The wealthiest government employees or corporate
executives who receive health care insurance as a part of their
compensation package receive this benefit on a tax-free basis.
Any one who pays their own health insurance premiums or medical
bills must struggle to wring these payments from income that
is fully taxed. This practice transcends unfairness and lack
of equity. It also inflates the cost of health care for everyone.
Those who are provided with their health care as a tax-free
benefit have little incentive to spend those health care
dollars wisely.
After modest co-payments or deductibles, the sky is the limit.
Those spending their own money have much more motivation to
pursue the most efficient use of their health care resources.
Yet the
government taxes and thereby discourages that behavior. It
rewards the cost-is-no-object approach to health care insurance.
It is hard to understand the reasoning behind this approach.
Perhaps there are those who would prefer that everyone be dependent
on someone else or on the government for their health care.
Given the expense explosion that results from “free” health
care, perhaps there are those who would prefer that every detail
of our health care be regulated by the government. There often
appears to be a great fear in government circles of autonomous
individuals left free to pay for their own health care, and
to make their own decisions about it. One thing the government could most easily do to bring the
cost of health care within the reach of almost all Americans
would
be the expansion of unrestricted, tax-free medical savings
accounts (MSA’s). Such accounts can cover most or all of everyone’s
routine medical expenses. In conjunction with high-deductible,
low-premium insurance for medical emergencies and long-term care,
these accounts make health care affordable. We all would then
be freed from the tax burden of supporting a huge government
health care establishment. (Very restricted MSA’s exist
today, but the legislation creating them will expire at the
end of 2003. A small provision for this type of account was
passed
in the House version of Medicare legislation now in conference
committee embedded in an otherwise bad bill. But it is unlikely
to survive.)
A major advantage of this approach is that each individual
would permanently own the health care coverage, independent
of any
employer and unencumbered by government regulators.This makes
it completely portable so it can follow each individual through
a career and into retirement. Actually, it would extend beyond
retirement as any unused savings could be passed on to heirs.
Such ownership would provide far more security than a financially
unsupported government “entitlement,” real peace
of mind, and true independence.
This independence provided by tax freedom for our health care
expenses would, more importantly, leave us free to make our
own health care choices and to accept or reject the recommendations
of the physicians and surgeons that we choose. That is a far
more important benefit than the actual dollar savings that
tax
equity for health care expenses would provide.
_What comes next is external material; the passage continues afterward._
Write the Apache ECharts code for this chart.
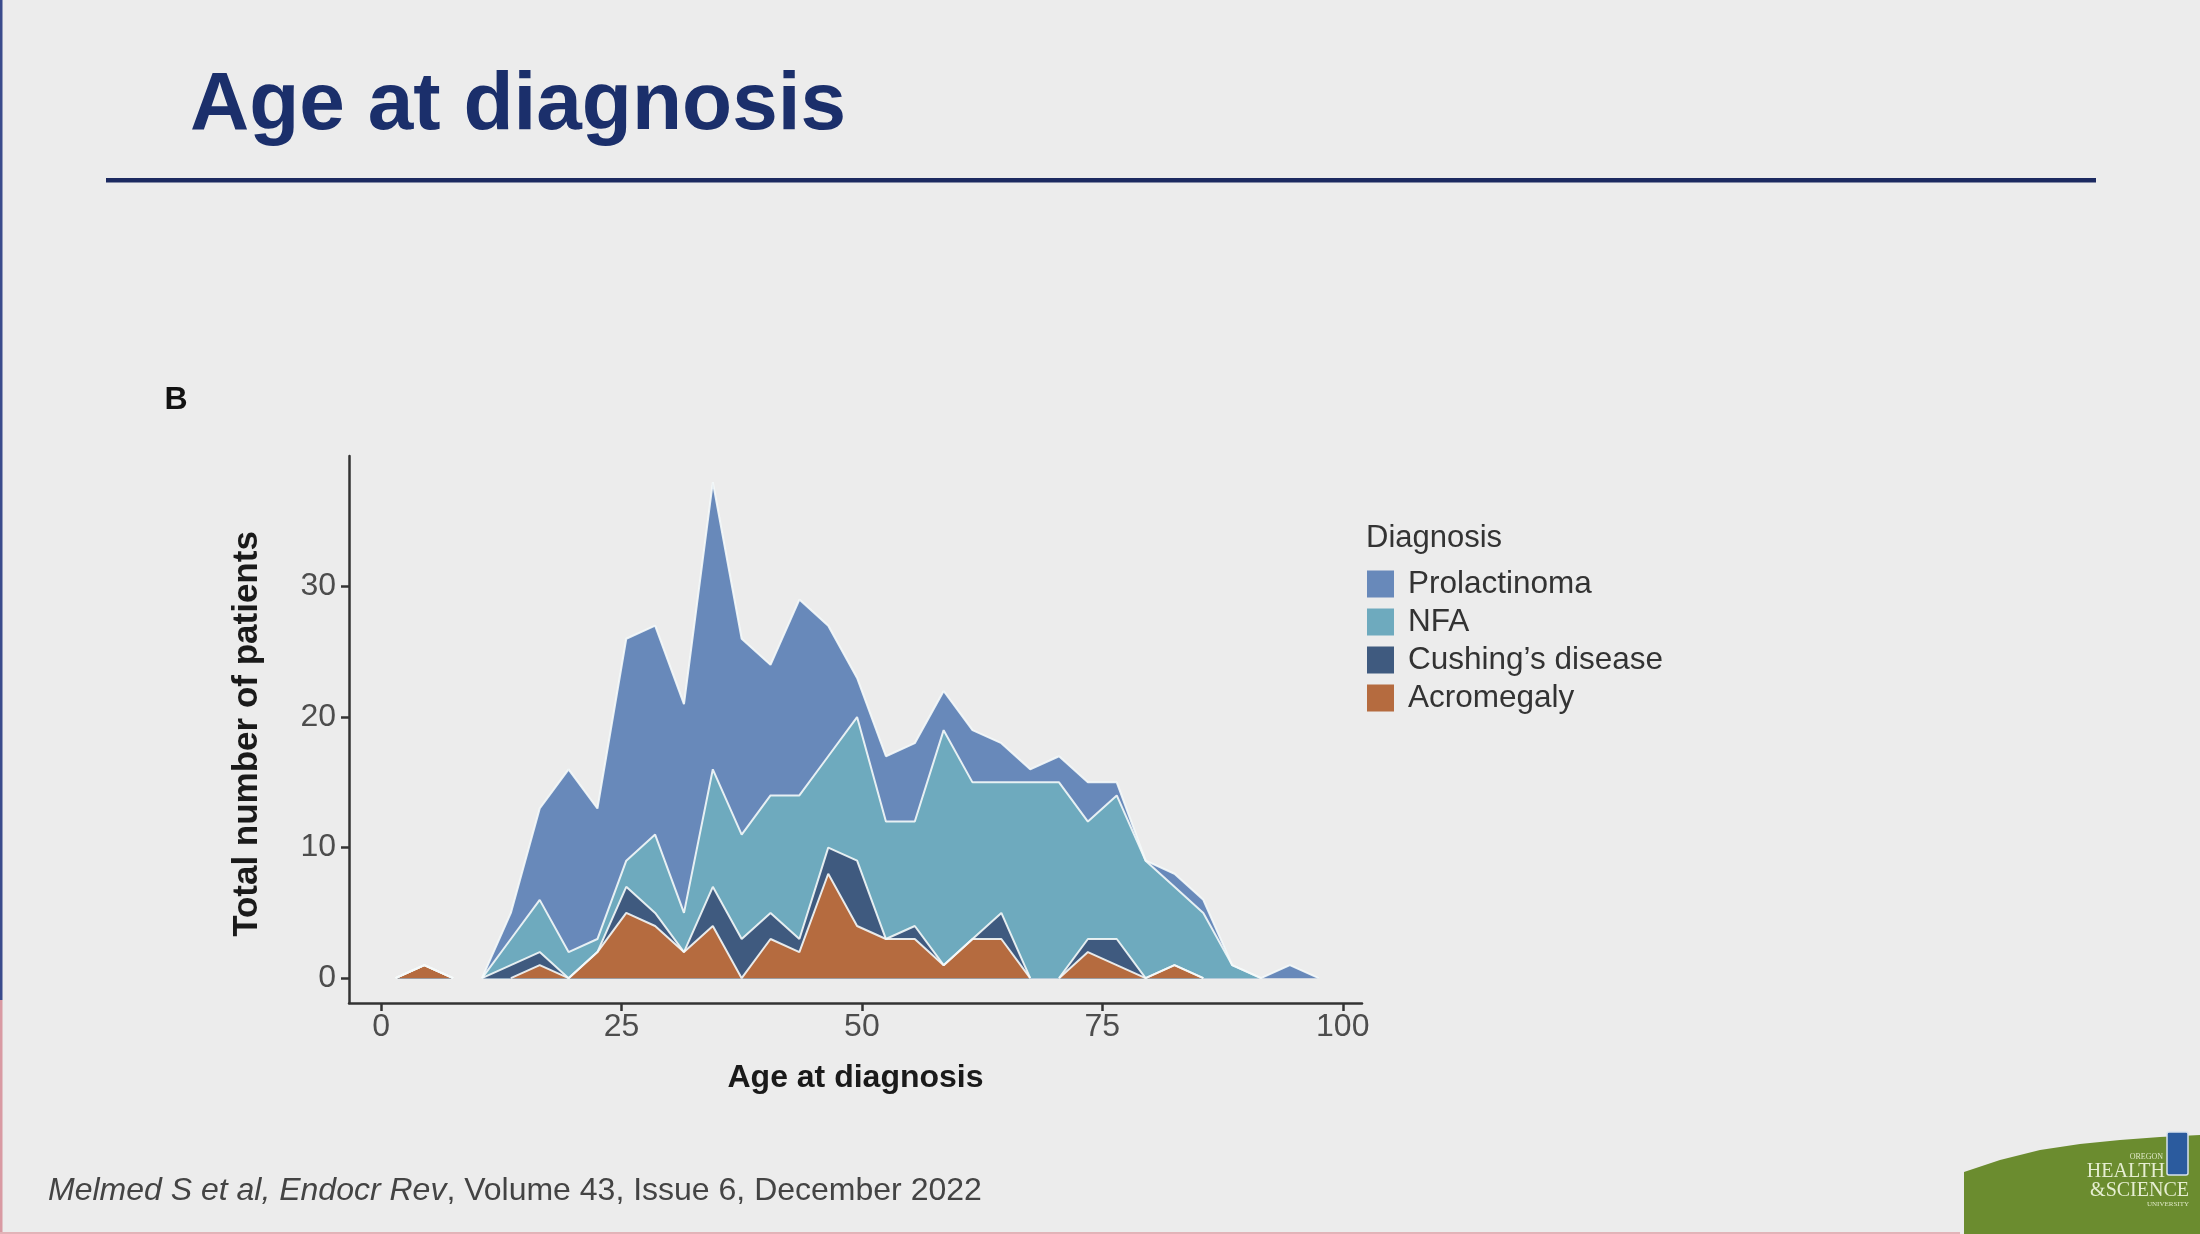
<!DOCTYPE html>
<html>
<head>
<meta charset="utf-8">
<script src="https://cdn.jsdelivr.net/npm/echarts@6/dist/echarts.min.js"></script>
<style>
  html, body { margin: 0; padding: 0; background: #ececec; }
  #chart { width: 2200px; height: 1234px; }
</style>
</head>
<body>
<div id="chart"></div>
<script>
// Age bin centres (years)
const ages = [1.5, 4.5, 7.5, 10.5, 13.5, 16.5, 19.5, 22.5, 25.5, 28.5, 31.5, 34.5, 37.5, 40.5, 43.5, 46.5, 49.5, 52.5, 55.5, 58.5, 61.5, 64.5, 67.5, 70.5, 73.5, 76.5, 79.5, 82.5, 85.5, 88.5, 91.5, 94.5, 97.5];
// Patients per bin, by diagnosis
const acromegaly   = [0,1,0,0,0,1,0,2,5,4,2,4,0,3,2,8,4,3,3,1,3,3,0,0,2,1,0,1,0,0,0,0,0];
const cushing      = [0,0,0,0,1,1,0,0,2,1,0,3,3,2,1,2,5,0,1,0,0,2,0,0,1,2,0,0,0,0,0,0,0];
const nfa          = [0,0,0,0,2,4,2,1,2,6,3,9,8,9,11,7,11,9,8,18,12,10,15,15,9,11,9,6,5,1,0,0,0];
const prolactinoma = [0,0,0,0,2,7,14,10,17,16,16,22,15,10,15,10,3,5,6,3,4,3,1,2,3,1,0,1,1,0,0,1,0];
const xTicks = [0, 25, 50, 75, 100];
const yTicks = [0, 10, 20, 30];
// stacking order, bottom to top
const stackNames = ['Acromegaly', "Cushing\u2019s disease", 'NFA', 'Prolactinoma'];
const stackValues = [acromegaly, cushing, nfa, prolactinoma];
const stackColors = ['#b56b3f', '#3f5a7f', '#6eaabe', '#6889ba'];
const legendOrder = ['Prolactinoma', 'NFA', "Cushing\u2019s disease", 'Acromegaly'];

const FONT = '"Liberation Sans", Arial, Helvetica, sans-serif';
const chart = echarts.init(document.getElementById('chart'), null, { renderer: 'canvas' });

// cumulative (stacked) tops, computed from the per-diagnosis counts
const running = ages.map(() => 0);
const cumulative = stackValues.map(vals => vals.map((v, j) => (running[j] += v)));

// build points; break the outline where a layer lies flat on the baseline
function buildPoints(vals) {
  const pts = [];
  for (let j = 0; j < ages.length; j++) {
    pts.push([ages[j], vals[j]]);
    if (j < ages.length - 1 && vals[j] === 0 && vals[j + 1] === 0) {
      pts.push([(ages[j] + ages[j + 1]) / 2, null]);
    }
  }
  return pts;
}

// draw top layer first so lower layers paint over it (stacked look)
const series = [];
for (let i = stackNames.length - 1; i >= 0; i--) {
  series.push({
    name: stackNames[i],
    type: 'line',
    color: stackColors[i],
    symbol: 'none',
    silent: true,
    connectNulls: false,
    lineStyle: { color: 'rgba(245,250,250,0.9)', width: 2 },
    areaStyle: { color: stackColors[i], opacity: 1, origin: 0 },
    data: buildPoints(cumulative[i])
  });
}

chart.setOption({
  backgroundColor: '#ececec',
  animation: false,
  grid: { left: 349, top: 456, width: 1013, height: 547, containLabel: false },
  xAxis: {
    type: 'value', min: -3.33, max: 102,
    splitLine: { show: false },
    axisLine: { show: true, onZero: false, lineStyle: { color: '#333', width: 2.5 } },
    axisTick: { show: true, length: 8, customValues: xTicks, lineStyle: { color: '#333', width: 2.5 } },
    axisLabel: { customValues: xTicks, margin: 8, fontSize: 32, color: '#4d4d4d', fontFamily: FONT }
  },
  yAxis: {
    type: 'value', min: -1.9, max: 40,
    splitLine: { show: false },
    axisLine: { show: true, onZero: false, lineStyle: { color: '#333', width: 2.5 } },
    axisTick: { show: true, length: 8, customValues: yTicks, lineStyle: { color: '#333', width: 2.5 } },
    axisLabel: { customValues: yTicks, margin: 13, fontSize: 32, color: '#4d4d4d', fontFamily: FONT }
  },
  legend: {
    data: legendOrder,
    orient: 'vertical',
    left: 1367, top: 568,
    padding: 0,
    icon: 'rect',
    itemWidth: 27, itemHeight: 27, itemGap: 6,
    selectedMode: false,
    itemStyle: { borderWidth: 0 },
    textStyle: { fontSize: 31.5, color: '#333', fontFamily: FONT, padding: [0, 0, 0, 9] }
  },
  series: series,
  graphic: [
    { type: 'rect', shape: { x: 0, y: 0, width: 2.5, height: 1000 }, style: { fill: '#3a4b8c' } },
    { type: 'rect', shape: { x: 0, y: 1000, width: 2.5, height: 234 }, style: { fill: '#d99aa3' } },
    { type: 'rect', shape: { x: 0, y: 1232, width: 1960, height: 2 }, style: { fill: '#e3b3b8' } },
    { type: 'text', x: 190, y: 106, style: { text: 'Age at diagnosis', font: 'bold 82px ' + FONT, fill: '#1b2f6b', align: 'left', verticalAlign: 'middle' } },
    { type: 'rect', shape: { x: 106, y: 178, width: 1990, height: 4.5 }, style: { fill: '#1c2a60' } },
    { type: 'text', x: 176, y: 400, style: { text: 'B', font: 'bold 32px ' + FONT, fill: '#111', align: 'center', verticalAlign: 'middle' } },
    { type: 'text', x: 247, y: 734, rotation: Math.PI / 2, style: { text: 'Total number of patients', font: 'bold 35px ' + FONT, fill: '#1a1a1a', align: 'center', verticalAlign: 'middle' } },
    { type: 'text', x: 855.5, y: 1078, style: { text: 'Age at diagnosis', font: 'bold 32px ' + FONT, fill: '#1a1a1a', align: 'center', verticalAlign: 'middle' } },
    { type: 'text', x: 1366, y: 538, style: { text: 'Diagnosis', font: '31px ' + FONT, fill: '#333', align: 'left', verticalAlign: 'middle' } },
    { type: 'text', x: 48, y: 1191, style: {
        text: '{i|Melmed S et al, Endocr Rev}{n|, Volume 43, Issue 6, December 2022}',
        align: 'left', verticalAlign: 'middle',
        rich: {
          i: { font: 'italic 32px ' + FONT, fill: '#444' },
          n: { font: '32px ' + FONT, fill: '#444' }
        }
      } },
    { type: 'polygon', shape: { points: [[1964, 1234], [1964, 1172], [2000, 1160], [2040, 1150], [2080, 1144], [2120, 1140], [2160, 1137], [2200, 1135], [2200, 1234]] }, style: { fill: '#6b8c2f' } },
    { type: 'rect', shape: { x: 2167, y: 1132, width: 21, height: 43, r: 2 }, style: { fill: '#2b5b9e', stroke: '#d8e2ee', lineWidth: 1.5 } },
    { type: 'text', x: 2163, y: 1157, style: { text: 'OREGON', font: '8px "Liberation Serif", serif', fill: '#dfe8c6', align: 'right', verticalAlign: 'middle' } },
    { type: 'text', x: 2165, y: 1172, style: { text: 'HEALTH', font: '20px "Liberation Serif", serif', fill: '#e6eed2', align: 'right', verticalAlign: 'middle' } },
    { type: 'text', x: 2189, y: 1191, style: { text: '&SCIENCE', font: '20px "Liberation Serif", serif', fill: '#e6eed2', align: 'right', verticalAlign: 'middle' } },
    { type: 'text', x: 2189, y: 1204, style: { text: 'UNIVERSITY', font: '7px "Liberation Serif", serif', fill: '#dfe8c6', align: 'right', verticalAlign: 'middle' } }
  ]
});
</script>
</body>
</html>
Let there be no doubt about it. What the government pays for,
it also controls. When the government makes itself the primary
provider of anything, it commands it. It owns it. A government
that provides for all of your body’s health care needs
will ultimately think and act as if it owns your body. Those
who are uncomfortable with that idea need to understand that
they need to reject the illusion of government handouts, and
demand the right to spend their own dollars, free of tax, to
provide for their own lives and health.